L'école n'a pas la seule responsabilité de régler le problème, by the way. Elle a la responsabilité de permettre aux jeunes d'apprendre et d'être en sécurité. À partir du moment qu'enfant est dans un telle situation (intimidé ou intimidateur) et que l'école informe le parent ou suspend un jeune, il en reste la responsabilité du parent d'aller chercher de l'aide pour son enfant.

Peut-être que le parent croira aux bienfaits de l'autodéfense, ou de la thérapie, je n'ai pas de solution, mais je pense que des adultes responsables devraient assumer et aller chercher de l'aide pour leur enfant.

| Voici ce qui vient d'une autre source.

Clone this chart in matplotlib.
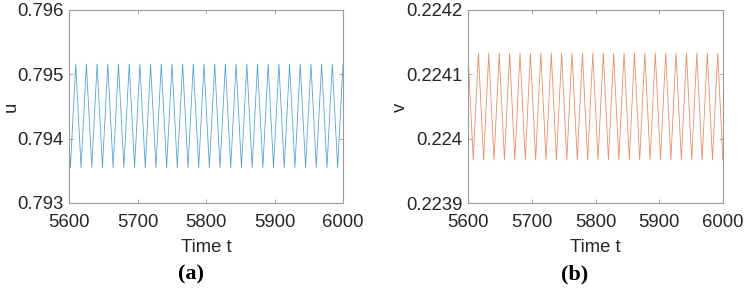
import matplotlib
matplotlib.use("Agg")
import matplotlib.pyplot as plt

plt.rcParams['font.family'] = ['Liberation Sans', 'DejaVu Sans']

t_u = [5600.0, 5602.0, 5609.8, 5617.6, 5625.4, 5633.2, 5641.0, 5648.8, 5656.6,
       5664.4, 5672.2, 5680.1, 5687.9, 5695.7, 5703.5, 5711.3, 5719.1, 5726.9,
       5734.7, 5742.5, 5750.3, 5758.1, 5765.9, 5773.7, 5781.5, 5789.3, 5797.1,
       5804.9, 5812.7, 5820.5, 5828.3, 5836.1, 5843.9, 5851.8, 5859.6, 5867.4,
       5875.2, 5883.0, 5890.8, 5898.6, 5906.4, 5914.2, 5922.0, 5929.8, 5937.6,
       5945.4, 5953.2, 5961.0, 5968.8, 5976.6, 5984.4, 5992.2, 6000.0]
u = [0.79396, 0.79355, 0.79516, 0.79355, 0.79516, 0.79355, 0.79516, 0.79355, 0.79516,
     0.79355, 0.79516, 0.79355, 0.79516, 0.79355, 0.79516, 0.79355, 0.79516, 0.79355,
     0.79516, 0.79355, 0.79516, 0.79355, 0.79516, 0.79355, 0.79516, 0.79355, 0.79516,
     0.79355, 0.79516, 0.79355, 0.79516, 0.79355, 0.79516, 0.79355, 0.79516, 0.79355,
     0.79516, 0.79355, 0.79516, 0.79355, 0.79516, 0.79355, 0.79516, 0.79355, 0.79516,
     0.79355, 0.79516, 0.79355, 0.79516, 0.79355, 0.79516, 0.79355, 0.79516]

t_v = [5600.0, 5608.2, 5616.3, 5624.5, 5632.6, 5640.8, 5649.0, 5657.1, 5665.3,
       5673.4, 5681.6, 5689.8, 5697.9, 5706.1, 5714.2, 5722.4, 5730.6, 5738.7,
       5746.9, 5755.0, 5763.2, 5771.4, 5779.5, 5787.7, 5795.8, 5804.0, 5812.2,
       5820.3, 5828.5, 5836.6, 5844.8, 5853.0, 5861.1, 5869.3, 5877.4, 5885.6,
       5893.8, 5901.9, 5910.1, 5918.2, 5926.4, 5934.6, 5942.7, 5950.9, 5959.0,
       5967.2, 5975.4, 5983.5, 5991.7, 5999.8]
v = [0.224133, 0.223967, 0.224133, 0.223967, 0.224133, 0.223967, 0.224133, 0.223967, 0.224133,
     0.223967, 0.224133, 0.223967, 0.224133, 0.223967, 0.224133, 0.223967, 0.224133, 0.223967,
     0.224133, 0.223967, 0.224133, 0.223967, 0.224133, 0.223967, 0.224133, 0.223967, 0.224133,
     0.223967, 0.224133, 0.223967, 0.224133, 0.223967, 0.224133, 0.223967, 0.224133, 0.223967,
     0.224133, 0.223967, 0.224133, 0.223967, 0.224133, 0.223967, 0.224133, 0.223967, 0.224133,
     0.223967, 0.224133, 0.223967, 0.224133, 0.223967]

x_ticks = [5600, 5700, 5800, 5900, 6000]
u_ticks = [0.793, 0.794, 0.795, 0.796]
u_ticklabels = ['0.793', '0.794', '0.795', '0.796']
v_ticks = [0.2239, 0.2240, 0.2241, 0.2242]
v_ticklabels = ['0.2239', '0.224', '0.2241', '0.2242']

W, H = 755, 289
fig = plt.figure(figsize=(W / 100, H / 100), dpi=100)

def add_ax(l, r, t, b):
    return fig.add_axes([l / W, 1 - b / H, (r - l) / W, (b - t) / H])

ax1 = add_ax(69, 343, 10, 203)
ax2 = add_ax(468, 723, 10, 203)

txt = '#262626'
spine_col = '#9a9a9a'

for ax, t, y, col, yt, ytl, ylim, lab, lab_x in [
        (ax1, t_u, u, '#0072BD', u_ticks, u_ticklabels, (0.793, 0.796), 'u', 11),
        (ax2, t_v, v, '#D95319', v_ticks, v_ticklabels, (0.2239, 0.2242), 'v', 400)]:
    ax.plot(t, y, color=col, lw=0.6, alpha=0.65)
    ax.set_xlim(5600, 6000)
    ax.set_ylim(*ylim)
    ax.set_xticks(x_ticks)
    ax.set_xticklabels([str(x) for x in x_ticks])
    ax.set_yticks(yt)
    ax.set_yticklabels(ytl)
    ax.tick_params(direction='in', length=3, width=0.6, colors=spine_col,
                   labelcolor=txt, labelsize=13.3, top=True, right=True)
    ax.tick_params(axis='x', pad=8)
    ax.tick_params(axis='y', pad=4)
    for s in ax.spines.values():
        s.set_color(spine_col)
        s.set_linewidth(0.8)
    # axis labels
    x0, x1 = ax.get_position().x0, ax.get_position().x1
    fig.text((x0 + x1) / 2, 1 - 252 / H, 'Time t', ha='center', va='baseline',
             fontsize=13.3, color=txt)
    fig.text(lab_x / W, 1 - 107 / H, lab, ha='center', va='center',
             rotation=90, fontsize=13.3, color=txt)

fig.text(191 / W, 1 - 274 / H, '(a)', ha='center', va='center',
         family='Liberation Serif', fontsize=16, fontweight='bold', color='black')
fig.text(575 / W, 1 - 274 / H, '(b)', ha='center', va='center',
         family='Liberation Serif', fontsize=16, fontweight='bold', color='black')

fig.savefig('out.png', dpi=100)
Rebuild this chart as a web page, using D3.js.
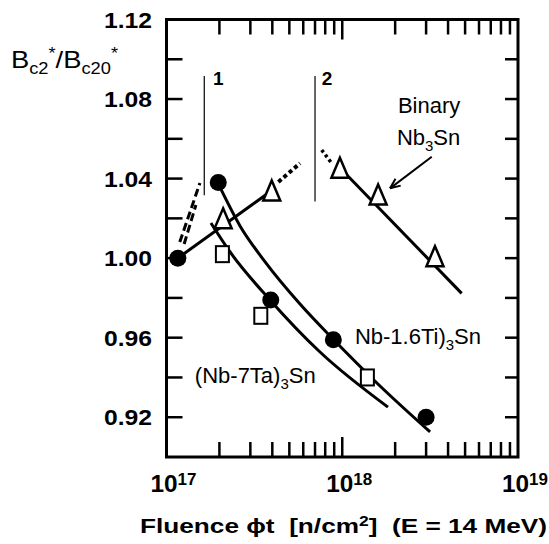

Le professeur masqué a dit…

Autreprof: je dois attirer les cas d'intimidation. Il faut dire que je prends le temps d'en parler ouvertement et de montrer qu'en plus d'être un tuteur, je suis une personne-ressource, le cas échéant.

D'autre part, les intimidateurs savent que je ne seraient pas tolérants. J'ai un côté chien et papa poule.

unautreprof a dit…

Ils doivent aussi avoir confiance en toi, savoir que tu les protègeras.

La mère qui s'pense meilleure que les autres a dit…

Oui, je suis d'accord, Autreprof. C'est d'ailleurs ce que j'insinuais par "les adultes": ça inclut les parents. Plus que tout!

À force de s'être fait polluer l'esprit par gaga des méthodes douces à la "Comment élever ses enfants sans JAMAIS JAMAIS JAMAIS se fâcher", ils en sont devenus des adultes sur lesquels on ne pouvait pas compter. Trop gentils.